At twelve he was sent to Westminster school where we are told “the beauties of his pretty behaviour shined” so that he seemed “to become the care of Heaven and of a particular good angel to guard and guide him."*
Izaak Walton.
At fifteen he went to Trinity College, Cambridge. And now, although separated from his “dear and careful Mother"* he did not forget her or all that she had taught him. Already he was a poet. We find him sending verses as a New Year gift to his mother and writing to her that “my poor abilities in poetry shall be all and ever consecrated to God’s glory.”
The same.
As the years went on Herbert worked hard and became a gently good, as well as a learned man, and in time he was given the post of Public Orator at the University. This post brought him into touch with the court and with the King. Of this George Herbert was glad, for although he was a good and saintly man, he longed to be a courtier. Often now he went to court hoping for some great post. But James I died in 1625 and with him died George Herbert’s hope of rising to be great in the world.

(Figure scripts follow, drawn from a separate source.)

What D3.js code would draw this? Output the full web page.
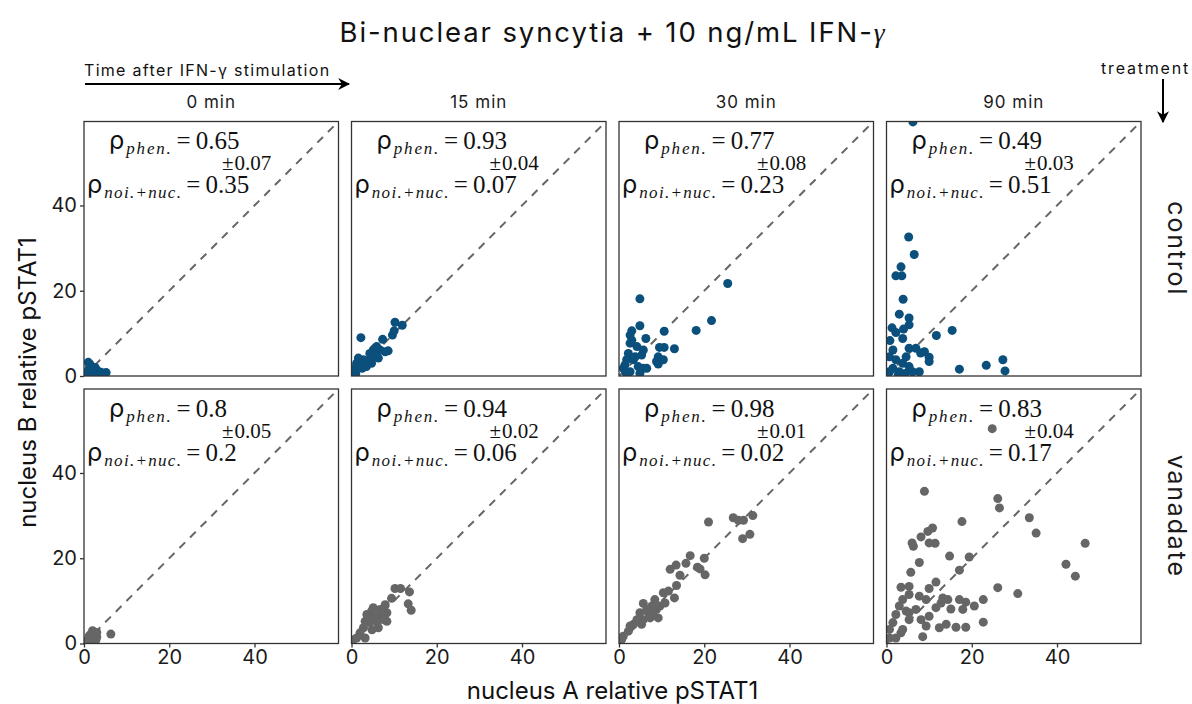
<!DOCTYPE html>
<html>
<head>
<meta charset="utf-8">
<script src="https://cdn.jsdelivr.net/npm/d3@7"></script>
<style>
  body { margin: 0; background: #fff; }
</style>
</head>
<body>
<div id="container"></div>
<script>
let w = 1192;
let h = 704;

let times = ["0 min", "15 min", "30 min", "90 min"];
let treatments = ["control", "vanadate"];
let colors = { control: "#0b4f7c", vanadate: "#666666" };
let ticks = [0, 20, 40];
let axisMax = 59.7;

// [nucleus A, nucleus B]
let control0 = [[1.4, 2.8], [1.0, 3.2], [3.0, 1.4], [5.2, 0.8], [0.8, 1.0], [2.2, 1.2], [4.0, 0.9], [0.5, 0.4], [1.8, 0.6], [3.4, 0.5], [2.6, 2.0], [1.2, 1.8]];
let control15 = [[2.2, 9.0], [10.2, 12.6], [11.9, 11.9], [9.6, 9.6], [10.0, 10.6], [7.3, 8.6], [8.6, 5.9], [5.5, 6.5], [6.7, 6.1], [4.3, 5.3], [5.1, 4.5], [5.9, 4.9], [3.9, 3.4], [2.8, 3.8], [1.6, 4.2], [1.2, 3.0], [2.0, 2.6], [3.2, 2.6], [4.7, 3.0], [0.8, 1.8], [0.4, 1.0], [2.5, 1.8], [3.5, 2.2], [6.3, 4.2], [7.9, 5.7], [5.1, 6.1], [5.9, 6.9], [1.0, 0.5], [4.4, 4.0]];
let control30 = [[4.9, 18.1], [25.5, 21.7], [21.7, 13.0], [18.1, 10.7], [10.6, 10.5], [4.9, 11.8], [3.0, 10.6], [2.6, 9.6], [6.3, 8.8], [13.0, 6.4], [10.6, 6.7], [9.5, 6.7], [5.7, 6.1], [4.2, 6.9], [2.6, 7.7], [2.2, 5.3], [9.2, 4.5], [10.4, 3.8], [8.8, 3.4], [9.2, 2.8], [1.8, 3.8], [1.4, 2.6], [1.0, 1.8], [3.4, 3.8], [4.5, 2.2], [5.7, 1.8], [4.9, 0.6], [2.6, 1.0], [3.8, 4.5], [5.3, 4.9], [6.5, 1.8], [3.0, 8.4], [1.6, 0.8]];
let control90 = [[6.2, 59.6], [5.2, 32.6], [6.5, 28.5], [3.4, 25.6], [2.2, 23.5], [3.6, 23.5], [3.9, 18.0], [3.0, 14.5], [5.3, 13.6], [5.3, 12.0], [1.3, 11.3], [4.0, 11.0], [15.4, 10.7], [11.7, 9.5], [2.2, 10.2], [3.8, 8.8], [0.8, 8.3], [8.9, 5.7], [10.0, 4.4], [10.0, 3.4], [27.3, 3.8], [23.4, 2.5], [17.1, 1.6], [27.8, 1.2], [7.7, 1.0], [5.3, 6.5], [6.9, 6.5], [1.5, 6.1], [0.7, 4.5], [2.2, 3.8], [3.8, 3.0], [5.3, 2.2], [1.5, 1.8], [3.0, 1.0], [6.1, 1.0], [0.7, 1.0], [4.6, 4.5], [8.0, 5.4], [2.8, 0.4], [4.4, 0.6]];
let vanadate0 = [[1.0, 1.0], [1.5, 2.0], [2.0, 3.0], [2.5, 2.5], [3.0, 1.5], [1.0, 0.5], [2.0, 1.0], [3.0, 2.6], [6.3, 2.2], [0.5, 0.3], [1.2, 1.8], [2.8, 0.8], [1.8, 2.4]];
let vanadate15 = [[10.2, 12.9], [11.5, 12.9], [13.6, 12.1], [9.4, 10.6], [7.9, 9.1], [13.3, 9.3], [14.0, 7.8], [8.3, 7.2], [5.1, 8.4], [3.6, 6.8], [6.7, 8.0], [5.9, 6.4], [3.2, 5.2], [4.3, 4.9], [8.3, 5.2], [6.3, 3.7], [2.8, 3.7], [2.0, 2.5], [3.2, 1.3], [1.2, 1.3], [0.4, 0.9], [5.1, 6.0], [7.1, 7.2], [4.7, 7.6], [7.5, 5.6], [4.0, 6.0], [6.0, 5.0], [4.8, 3.2]];
let vanadate30 = [[21.0, 28.5], [26.8, 29.5], [28.0, 28.9], [29.2, 28.9], [31.4, 30.0], [29.0, 24.6], [30.7, 25.6], [16.7, 20.6], [20.0, 20.0], [15.7, 18.8], [13.4, 18.4], [12.0, 17.4], [18.4, 17.9], [19.0, 17.5], [20.2, 16.1], [14.3, 16.0], [13.5, 13.6], [13.0, 10.7], [11.6, 12.3], [10.4, 11.9], [8.4, 10.3], [10.8, 9.5], [5.7, 9.4], [7.7, 8.8], [8.8, 8.0], [9.2, 6.0], [6.9, 7.2], [4.9, 7.2], [5.7, 5.6], [7.3, 6.0], [4.2, 5.6], [3.4, 4.5], [5.3, 4.5], [2.2, 2.9], [1.0, 1.7], [0.6, 0.9], [2.6, 4.1], [8.0, 6.8], [9.6, 8.8], [6.5, 8.0]];
let vanadate90 = [[24.8, 50.4], [8.9, 35.7], [26.1, 34.0], [26.5, 31.8], [33.5, 29.5], [35.1, 25.9], [46.6, 23.5], [17.7, 28.6], [10.8, 27.1], [9.7, 26.3], [8.1, 25.0], [11.4, 23.5], [6.0, 23.6], [6.3, 22.8], [10.0, 23.6], [14.8, 20.5], [19.4, 20.3], [7.7, 19.0], [17.1, 17.2], [5.7, 16.7], [42.1, 18.6], [44.3, 15.8], [11.6, 14.4], [3.4, 13.2], [5.3, 13.4], [10.0, 12.9], [26.1, 13.1], [30.8, 11.7], [5.3, 11.5], [7.7, 11.1], [3.8, 10.3], [9.3, 10.3], [14.4, 10.3], [18.6, 9.7], [20.6, 8.8], [22.7, 10.3], [17.9, 8.0], [12.8, 9.5], [11.6, 8.4], [15.1, 8.1], [3.0, 8.8], [4.6, 7.6], [6.9, 8.0], [2.2, 6.8], [5.3, 5.6], [8.1, 5.6], [10.0, 6.4], [9.3, 4.1], [12.4, 3.7], [14.0, 4.5], [16.3, 3.8], [18.6, 3.8], [22.7, 5.0], [8.5, 1.6], [1.5, 4.9], [0.7, 3.3], [3.8, 3.3], [2.2, 1.3], [0.7, 1.3], [3.4, 2.5], [5.3, 7.2], [13.2, 10.7], [17.1, 10.3]];

let panelData = {
  control: [control0, control15, control30, control90],
  vanadate: [vanadate0, vanadate15, vanadate30, vanadate90]
};

let rhoPhen = { control: ["0.65", "0.93", "0.77", "0.49"], vanadate: ["0.8", "0.94", "0.98", "0.83"] };
let rhoErr = { control: ["0.07", "0.04", "0.08", "0.03"], vanadate: ["0.05", "0.02", "0.01", "0.04"] };
let rhoNoise = { control: ["0.35", "0.07", "0.23", "0.51"], vanadate: ["0.2", "0.06", "0.02", "0.17"] };

let sansFont = "Inter, 'Noto Sans', sans-serif";
let serifFont = "'Liberation Serif', 'DejaVu Serif', serif";

let panelW = 254.5;
let panelH = 254.5;
let panelLeft = 84;
let panelStep = 267.5;
let rowTops = [121.5, 389];

let viz = d3.select("#container")
  .append("svg")
  .attr("width", w)
  .attr("height", h)
  .style("background-color", "white");

let x = d3.scaleLinear().domain([0, axisMax]).range([0, panelW]);
let y = d3.scaleLinear().domain([0, axisMax]).range([panelH, 0]);

// title
viz.append("text")
  .text("Bi-nuclear syncytia + 10 ng/mL IFN-")
  .attr("x", 613)
  .attr("y", 42)
  .attr("text-anchor", "middle")
  .attr("font-family", sansFont)
  .attr("font-size", "27.5px")
  .attr("letter-spacing", "1.9px")
  .attr("fill", "#111")
  .append("tspan")
  .text("γ")
  .attr("font-family", serifFont)
  .attr("font-style", "italic");

// arrows
let defs = viz.append("defs");
defs.append("marker")
  .attr("id", "arrowhead")
  .attr("viewBox", "0 0 10 10")
  .attr("refX", 9)
  .attr("refY", 5)
  .attr("markerWidth", 12)
  .attr("markerHeight", 12)
  .attr("markerUnits", "userSpaceOnUse")
  .attr("orient", "auto")
  .append("path")
  .attr("d", "M0,0 L10,5 L0,10 L3,5 Z")
  .attr("fill", "#000");

viz.append("text")
  .text("Time after IFN-γ stimulation")
  .attr("x", 84)
  .attr("y", 76)
  .attr("font-family", sansFont)
  .attr("font-size", "16px")
  .attr("letter-spacing", "1.3px")
  .attr("fill", "#111");

viz.append("line")
  .attr("x1", 85).attr("y1", 84)
  .attr("x2", 349).attr("y2", 84)
  .attr("stroke", "#000")
  .attr("stroke-width", 2)
  .attr("marker-end", "url(#arrowhead)");

viz.append("text")
  .text("treatment")
  .attr("x", 1190)
  .attr("y", 74)
  .attr("text-anchor", "end")
  .attr("font-family", sansFont)
  .attr("font-size", "16px")
  .attr("letter-spacing", "1.8px")
  .attr("fill", "#111");

viz.append("line")
  .attr("x1", 1163).attr("y1", 79)
  .attr("x2", 1163).attr("y2", 122)
  .attr("stroke", "#000")
  .attr("stroke-width", 2)
  .attr("marker-end", "url(#arrowhead)");

// column strips
times.forEach((t, i) => {
  viz.append("text")
    .text(t)
    .attr("x", panelLeft + i * panelStep + panelW / 2)
    .attr("y", 108)
    .attr("text-anchor", "middle")
    .attr("font-family", sansFont)
    .attr("font-size", "17px")
    .attr("letter-spacing", "1px")
    .attr("fill", "#1a1a1a");
});

// row strips
treatments.forEach((tr, r) => {
  let cy = rowTops[r] + panelH / 2;
  viz.append("text")
    .text(tr)
    .attr("transform", `translate(1168, ${cy}) rotate(90)`)
    .attr("text-anchor", "middle")
    .attr("font-family", sansFont)
    .attr("font-size", "25px")
    .attr("letter-spacing", "1.8px")
    .attr("fill", "#1a1a1a");
});

function rhoLabel(g, lx, ly, sub, value, spacing) {
  let t = g.append("text")
    .attr("x", lx)
    .attr("y", ly)
    .attr("font-family", serifFont)
    .attr("font-size", "25px")
    .attr("fill", "#111");
  t.append("tspan").text("ρ").attr("font-family", sansFont).attr("font-size", "25px");
  t.append("tspan").text(sub)
    .attr("font-style", "italic")
    .attr("font-size", "17px")
    .attr("letter-spacing", spacing + "px")
    .attr("dy", 5).attr("dx", 2);
  t.append("tspan").text("=").attr("dy", -5).attr("dx", 4);
  t.append("tspan").text(value).attr("dx", 5);
}

treatments.forEach((tr, r) => {
  times.forEach((t, c) => {
    let px = panelLeft + c * panelStep;
    let py = rowTops[r];
    let g = viz.append("g").attr("transform", `translate(${px}, ${py})`);
    let clipId = `clip-${r}-${c}`;
    defs.append("clipPath").attr("id", clipId)
      .append("rect").attr("width", panelW).attr("height", panelH);

    let inner = g.append("g").attr("clip-path", `url(#${clipId})`);

    // identity line
    inner.append("line")
      .attr("x1", x(0)).attr("y1", y(0))
      .attr("x2", x(axisMax)).attr("y2", y(axisMax))
      .attr("stroke", "#666")
      .attr("stroke-width", 2)
      .attr("stroke-dasharray", "8,7");

    inner.selectAll("circle")
      .data(panelData[tr][c])
      .enter()
      .append("circle")
      .attr("cx", d => x(d[0]))
      .attr("cy", d => y(d[1]))
      .attr("r", 4.5)
      .attr("fill", colors[tr]);

    // annotations
    rhoLabel(g, 25, 27.5, "phen.", rhoPhen[tr][c], 1.8);

    let l2 = g.append("text")
      .attr("x", 138)
      .attr("y", 48.5)
      .attr("font-family", serifFont)
      .attr("font-size", "21px")
      .attr("fill", "#111");
    l2.append("tspan").text("±");
    l2.append("tspan").text(rhoErr[tr][c]).attr("dx", 1);

    rhoLabel(g, 3, 71.5, "noi.+nuc.", rhoNoise[tr][c], 1.3);

    // panel border
    g.append("rect")
      .attr("width", panelW)
      .attr("height", panelH)
      .attr("fill", "none")
      .attr("stroke", "#333")
      .attr("stroke-width", 1.3);

    if (c === 0) {
      let ya = g.append("g")
        .call(d3.axisLeft(y).tickValues(ticks).tickSize(4).tickPadding(3));
      ya.select(".domain").remove();
      ya.selectAll("line").attr("stroke", "#333").attr("stroke-width", 1.3);
      ya.selectAll("text").attr("font-family", sansFont).attr("font-size", "20px").attr("fill", "#1a1a1a");
    }
    if (r === 1) {
      let xa = g.append("g")
        .attr("transform", `translate(0, ${panelH})`)
        .call(d3.axisBottom(x).tickValues(ticks).tickSize(4).tickPadding(2));
      xa.select(".domain").remove();
      xa.selectAll("line").attr("stroke", "#333").attr("stroke-width", 1.3);
      xa.selectAll("text").attr("font-family", sansFont).attr("font-size", "20px").attr("fill", "#1a1a1a");
    }
  });
});

// axis titles
viz.append("text")
  .text("nucleus A relative pSTAT1")
  .attr("x", panelLeft + (3 * panelStep + panelW) / 2)
  .attr("y", 699)
  .attr("text-anchor", "middle")
  .attr("font-family", sansFont)
  .attr("font-size", "24px")
  .attr("fill", "#111");

viz.append("text")
  .text("nucleus B relative pSTAT1")
  .attr("transform", `translate(36, ${(rowTops[0] + rowTops[1] + panelH) / 2}) rotate(-90)`)
  .attr("text-anchor", "middle")
  .attr("font-family", sansFont)
  .attr("font-size", "24px")
  .attr("fill", "#111");
</script>
</body>
</html>
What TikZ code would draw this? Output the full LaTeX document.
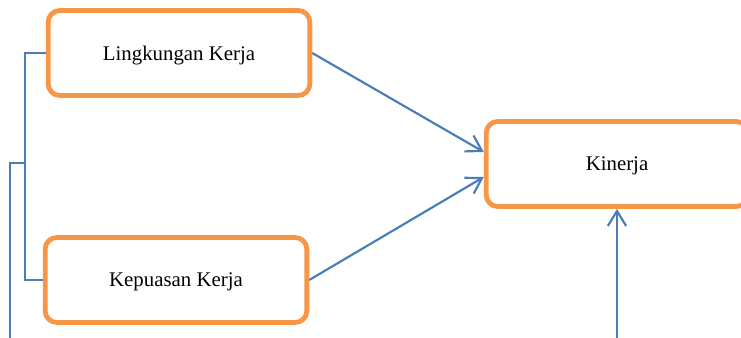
\documentclass[tikz,border=0pt]{standalone}
\usepackage{fontspec}
\setmainfont{Liberation Serif}
\usetikzlibrary{arrows.meta}
\definecolor{boxorange}{RGB}{247,150,70}
\definecolor{lineblue}{RGB}{74,126,187}

\begin{document}
\begin{tikzpicture}[x=0.6pt,y=-0.6pt,
        kotak/.style={draw=boxorange, line width=2.9pt, rounded corners=7pt,
            minimum width=157pt, minimum height=51pt, text depth=0pt,
            font=\fontsize{12.5}{15}\selectfont},
        garis/.style={draw=lineblue, line width=1.3pt},
        panah/.style={garis, -{Straight Barb[length=9pt,width=11pt]}}]
                \clip (0,0) rectangle (741,338);
                \node[kotak] (lk) at (179,53) {Lingkungan Kerja};
                \node[kotak] (kk) at (176,280) {Kepuasan Kerja};
                \node[kotak] (kin) at (617,164) {Kinerja};
                \coordinate (cabang) at (26,163);
                \coordinate (kiri) at (10,338);
                \coordinate (bawah) at (kin.south |- 0,338);
                % kurung kiri
                \draw[garis] (lk.west) -- ++(-21,0) |- (kk.west);
                \draw[garis] (cabang) -| (kiri);
                % panah ke kinerja
                \draw[panah] (lk.east) -- ([yshift=7.2pt]kin.west);
                \draw[panah] (kk.east) -- ([yshift=-7.8pt]kin.west);
                \draw[panah] (bawah) -- (kin.south);
            \end{tikzpicture}
\end{document}
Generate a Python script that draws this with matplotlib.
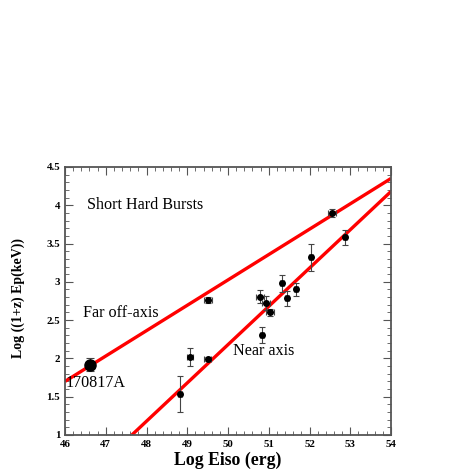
import matplotlib
matplotlib.use("Agg")
import matplotlib.pyplot as plt
import numpy as np
from matplotlib.ticker import MultipleLocator

plt.rcParams['font.family'] = ['Liberation Serif', 'DejaVu Serif']

# data
log_eiso = [48.82, 49.07, 49.50, 49.50, 50.79, 50.93, 51.03, 50.84, 51.32, 51.44, 51.67, 52.03, 52.56, 52.87]
log_ep = [1.535, 2.02, 1.99, 2.76, 2.805, 2.72, 2.60, 2.305, 2.98, 2.785, 2.90, 3.32, 3.90, 3.58]
ep_err = [0.23, 0.12, 0.03, 0.04, 0.087, 0.09, 0.04, 0.10, 0.11, 0.10, 0.087, 0.18, 0.05, 0.10]
eiso_err = [0.05, 0.08, 0.08, 0.1, 0.1, 0.1, 0.1, 0.05, 0.05, 0.05, 0.05, 0.05, 0.1, 0.05]

grb_x = [46.62]
grb_y = [1.92]
grb_yerr = [0.09]
grb_xerr = [0.1]

far_x = [46.0, 54.0]
far_y = [1.70, 4.35]
near_x = [47.64, 54.0]
near_y = [1.0, 4.18]

fig = plt.figure(figsize=(4.69, 4.69), dpi=100)
ax = fig.add_axes([0.1386, 0.0725, 0.6951, 0.5715])

ax.plot(far_x, far_y, color='#ff0000', lw=2.4, solid_capstyle='butt', zorder=2)
ax.plot(near_x, near_y, color='#ff0000', lw=2.4, solid_capstyle='butt', zorder=2)

ax.errorbar(log_eiso, log_ep, yerr=ep_err, xerr=eiso_err, fmt='o', color='black',
            ecolor='#444444', elinewidth=0.8, capsize=2.5, capthick=0.8, markersize=4, zorder=3)
ax.errorbar(grb_x, grb_y, yerr=grb_yerr, xerr=grb_xerr, fmt='o', color='black',
            ecolor='#444444', elinewidth=0.8, capsize=3, capthick=0.8, markersize=8, zorder=3)

ax.set_xlim(46, 54)
ax.set_ylim(1, 4.5)
ax.xaxis.set_major_locator(MultipleLocator(1))
ax.xaxis.set_minor_locator(MultipleLocator(0.2))
ax.yaxis.set_major_locator(MultipleLocator(0.5))
ax.yaxis.set_minor_locator(MultipleLocator(0.1))
ax.set_yticks([1, 1.5, 2, 2.5, 3, 3.5, 4, 4.5])
ax.set_yticklabels(['1', '1.5', '2', '2.5', '3', '3.5', '4', '4.5'])
ax.tick_params(which='both', direction='in', top=True, right=True, colors='#555555',
               labelcolor='black', labelsize=7.8)
ax.tick_params(which='major', length=6, width=0.8)
ax.tick_params(which='minor', length=3, width=0.6)
for lab in ax.get_xticklabels() + ax.get_yticklabels():
    lab.set_fontweight('bold')
for s in ax.spines.values():
    s.set_color('#555555')
    s.set_linewidth(1.3)

ax.text(46.54, 4.0, 'Short Hard Bursts', fontsize=11.6, va='center', ha='left')
ax.text(46.45, 2.59, 'Far off-axis', fontsize=11.6, va='center', ha='left')
ax.text(46.02, 1.68, '170817A', fontsize=11.6, va='center', ha='left')
ax.text(50.12, 2.10, 'Near axis', fontsize=11.6, va='center', ha='left')

ax.set_xlabel('Log Eiso (erg)', fontsize=12.8, fontweight='bold')
ax.xaxis.set_label_coords(0.5, -0.063)
ax.set_ylabel('Log ((1+z) Ep(keV))', fontsize=10, fontweight='bold')
ax.yaxis.set_label_coords(-0.122, 0.51)

fig.savefig('out.png', dpi=100)
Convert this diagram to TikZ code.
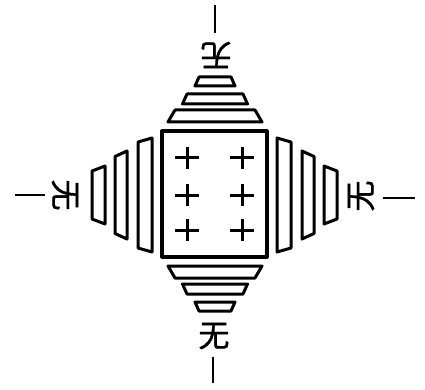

For a time, then, he left court and went into the country, and there he passed through a great struggle with himself. The question he had to settle was “whether he should return to the painted pleasure of a court life” or become a priest.
In the end he decided to become a priest, and when a friend tried to dissuade him from the calling as one too much below his birth, he answered: “It hath been judged formerly, that the domestic servants of the King of Heaven should be one of the noblest families on earth. And though the iniquity of late times have made clergymen meanly valued, and the sacred name of priest contemptible, yet I will labor to make it honorable. . . . And I will labor to be like my Saviour, by making humility lovely in the eyes of all men, and by following the merciful and meek example of my dear Jesus.”
But before Herbert was fully ordained a great change came into his life. The Church of England was now Protestant and priests were allowed to marry, and George Herbert married. The story of how he met his wife is pretty.
Herbert was such a cheerful and good man that he had many friends. It was said, indeed, that he had no enemy. Among his many friends was one named Danvers, who loved him so much that he said nothing would make him so happy as that George should marry one of his nine daughters. But specially he wished him to marry his daughter Jane, for he loved her best, and would think of no more happy fate for her than to be the wife of such a man as George Herbert. He talked of George so much to Jane that she loved him without having seen him. George too heard of Jane and wished to meet her. And at last after a long time they met. Each had heard so much about the other that they seemed to know one another already, and like the prince and princess in a fairy tale, they loved at once, and three days later they were married.